Despite more students than last year recognising the opportunities that ABSs can bring, many are still reluctant to actively seek work with the new model of law firm, the poll concluded.
The survey suggests that students are getting to grips with the opportunities offered by ABS. Around 63 per cent of respondents stated that ABSs provided wider employment opportunities, up from 54 per cent last year. Nevertheless, they are not attracted to a job in the new market with 58 per cent of respondents stating that they would not look for a job with an ABS.
Almost half (47 per cent) of respondents thought that the new breed of law firm could provide options for adding to their skills and advance their careers, an 8 per cent increase from 2012.
Nearly 150 ABS licenses have been approved by the Solicitors Regulation Authority since March 2012 with BT, The Co-op and Direct Line all opting to practise law.
The UK Law Students’ Association (UKLSA) cautiously welcomed the concept of ABSs.
President Claire Hansen said: “In principle the UKLSA welcomes the concept of ABS and the increased opportunities they provide.
“We have already seen a lot of change in the legal market in 2013 with regard to training contract and pupillage requirements.
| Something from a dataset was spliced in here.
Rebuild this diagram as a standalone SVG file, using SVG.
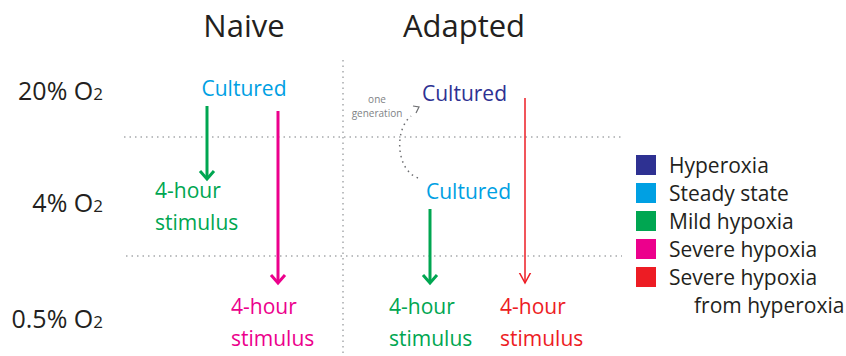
<svg xmlns="http://www.w3.org/2000/svg" width="846" height="356" viewBox="0 0 846 356">
<style>
text{font-family:"Open Sans","Noto Sans",sans-serif}
.hdr{font-size:31px;fill:#231f20;text-anchor:middle}
.lvl{font-size:25px;fill:#231f20;text-anchor:end}
.sub{font-size:17px}
.lbl{font-size:21px}
.leg{font-size:21px;fill:#231f20}
.grid{stroke:#a7a9ac;stroke-width:1.5;stroke-dasharray:1.5 4;fill:none}
.gen{stroke:#6d6e71;stroke-width:1.5;stroke-dasharray:1.5 4;fill:none}
</style>
<defs>
<marker id="ah" viewBox="-10 -10 20 20" markerWidth="20" markerHeight="20" markerUnits="userSpaceOnUse" orient="auto" refX="0" refY="0">
<path d="M-8,-7 L0,0 L-8,7" fill="none" stroke="context-stroke" stroke-width="3"/>
</marker>
<marker id="ahthin" viewBox="-10 -10 20 20" markerWidth="20" markerHeight="20" markerUnits="userSpaceOnUse" orient="auto" refX="0" refY="0">
<path d="M-13,-7 L0,0 L-13,7" fill="none" stroke="#ed1c24" stroke-width="1.5"/>
</marker>
</defs>
<rect width="846" height="356" fill="#fff"/>
<g id="grid">
<line class="grid" x1="343" y1="60" x2="343" y2="356"/>
<line class="grid" x1="124" y1="137" x2="622" y2="137"/>
<line class="grid" x1="126" y1="256" x2="622" y2="256"/>
</g>
<g id="headers">
<text class="hdr" x="244" y="37">Naive</text>
<text class="hdr" x="464" y="37">Adapted</text>
</g>
<g id="levels">
<text class="lvl" x="103" y="100">20% O<tspan class="sub">2</tspan></text>
<text class="lvl" x="103" y="212">4% O<tspan class="sub">2</tspan></text>
<text class="lvl" x="103" y="328">0.5% O<tspan class="sub">2</tspan></text>
</g>
<g id="connectors">
<line x1="207" y1="106" x2="207" y2="179" stroke="#00a651" stroke-width="3" marker-end="url(#ah)"/>
<line x1="278" y1="111" x2="278" y2="283" stroke="#ec008c" stroke-width="3" marker-end="url(#ah)"/>
<line x1="430" y1="209" x2="430" y2="283" stroke="#00a651" stroke-width="3" marker-end="url(#ah)"/>
<line x1="525" y1="98" x2="525" y2="283" stroke="#ed1c24" stroke-width="1.5" marker-end="url(#ahthin)"/>
<path class="gen" d="M418,178 C396,170 394,130 411,116"/>
<path d="M413,106 L419,107 L416,113" fill="none" stroke="#6d6e71" stroke-width="1.2"/>
</g>
<g id="naive-cultured"><text class="lbl" x="244" y="96" fill="#00a0e3" text-anchor="middle">Cultured</text></g>
<g id="naive-mild"><text class="lbl" fill="#00a651" x="155" y="198">4-hour</text><text class="lbl" fill="#00a651" x="155" y="230">stimulus</text></g>
<g id="naive-severe"><text class="lbl" fill="#ec008c" x="231" y="314">4-hour</text><text class="lbl" fill="#ec008c" x="231" y="346">stimulus</text></g>
<g id="adapted-hyper"><text class="lbl" x="422" y="101" fill="#2e3192">Cultured</text></g>
<g id="one-generation"><text x="377" y="103" font-size="10" fill="#808285" text-anchor="middle">one</text><text x="377" y="117" font-size="10" fill="#808285" text-anchor="middle">generation</text></g>
<g id="adapted-steady"><text class="lbl" x="426" y="199" fill="#00a0e3">Cultured</text></g>
<g id="adapted-mild"><text class="lbl" fill="#00a651" x="389" y="314">4-hour</text><text class="lbl" fill="#00a651" x="389" y="346">stimulus</text></g>
<g id="adapted-severe"><text class="lbl" fill="#ed1c24" x="500" y="314">4-hour</text><text class="lbl" fill="#ed1c24" x="500" y="346">stimulus</text></g>
<g id="legend">
<rect x="636" y="155" width="20" height="20" fill="#2e3192"/>
<rect x="636" y="183" width="20" height="20" fill="#00a0e3"/>
<rect x="636" y="211" width="20" height="20" fill="#00a651"/>
<rect x="636" y="239" width="20" height="20" fill="#ec008c"/>
<rect x="636" y="267" width="20" height="20" fill="#ed1c24"/>
<text class="leg" x="669" y="173">Hyperoxia</text>
<text class="leg" x="669" y="201">Steady state</text>
<text class="leg" x="669" y="229">Mild hypoxia</text>
<text class="leg" x="669" y="257">Severe hypoxia</text>
<text class="leg" x="669" y="285">Severe hypoxia</text>
<text class="leg" x="694" y="313">from hyperoxia</text>
</g>
</svg>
The main goal of students is to get solid legal training, particularly in these times where we are seeing the lowest number of training contracts practically since records began in 1998.
“We view new models giving students increased chances to make it into the profession as positive. Many students perceive ABSs to be a modern novation on the traditional UK legal world, representing an approach that is moving with the commercial reality of the times. Training and working in ABSs should allow students to build their commercial awareness and business acumen - and be exposed to more innovative practices, such as new fixed-fee models, transparent billing approaches and full-service models that traditional firms may not have embraced to date.”
She concluded: “If the outcome of this approach means more clients, work and jobs then the future of student trainees and young lawyers working in ABSs looks bright.”
Jenny Beck, director of family law and head of professional practice at Co-operative Legal Services, insisted that students are beginning to see the positive side of the growth of ABSs.
She said: “ABS is a very significant development for the legal industry and law students need to be aware of the opportunities it brings. It is good to see from The University of Law’s survey that awareness of the different types of career path now on offer is on the increase.”
The survey results were based on 1,956 responses from LLB, graduate diploma in law, legal practice course and bar professional training course students across all UK University of Law centres.